A editora Relógio d’Água publicou recentemente um livro da escritora canadiana Alice Munro, “O Amor de uma Boa Mulher”. Na mesma colecção, a mesma editora já havia publicado outra obra da autora, intitulada “Fugas”. As duas obras são colectâneas de contos, que têm a realidade canadiana como pano de fundo. Nelas, é evidente a influência de autores da literatura contista dos E.U.A., como é o caso de Raymond Carver. Influência que não lhe retira originalidade, antes lhe confere uma consistência narrativa que valoriza a sua escrita. Escrita no feminino, com um entendimento multifacetado da complexidade das situações e uma sensibilidade em filigrana na descrição das emoções, dos sentimentos das personagens femininas – o homem surge quase sempre como a referência necessária à delineação da personagem feminina. Assim é no conto “Antes da Mudança”, inserto em “O Amor de uma Boa Mulher”, conto com uma estrutura exemplar, em que a acção está contida num tempo presente (uma jovem vai passar uns dias em casa de seu pai, médico numa terra de província) e, através de uma carta que vai escrevendo ao seu antigo (?) companheiro, surgem, não só uma série de remetências para o passado como também um conjunto de sinais que parecem dar sentido ao futuro. O que acontece naqueles dias de permanência da jovem na casa paterna vai-nos sendo dado pelo modo como ela vivencia os actos das pessoas da casa, actos gradualmente iluminados por remetências ao passado. E, simultaneamente, também vão surgindo sinais que pontuam a evolução psicológica sofrida pela jovem, sinais que prenunciam a mudança (razão de ser do título, “Antes da Mudança”).

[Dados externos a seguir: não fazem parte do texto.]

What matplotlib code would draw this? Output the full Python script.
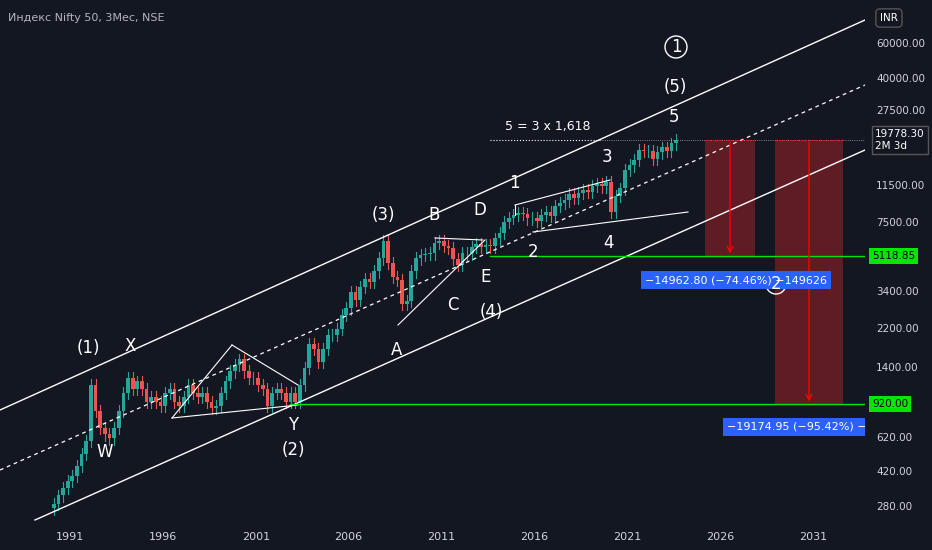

Outros textos desta obra poderão ter uma acção mais intensa, personagens mais ricas e variadas, mas poucos serão os que conseguem concretizar, num tempo e num espaço tão precisos, uma estrutura contista tão perfeita.
1 comentário:
Caro Albano, sou um admirador convicto dos contos da Alice Munro. Para além dos dois volumes editados em Português li vários em inglês e acabo de comprar em Bruxelas uma selecção dos melhores contos - vários deles já li, mas há muita prosa magnífica a descobrir nos contos ainda não lidos.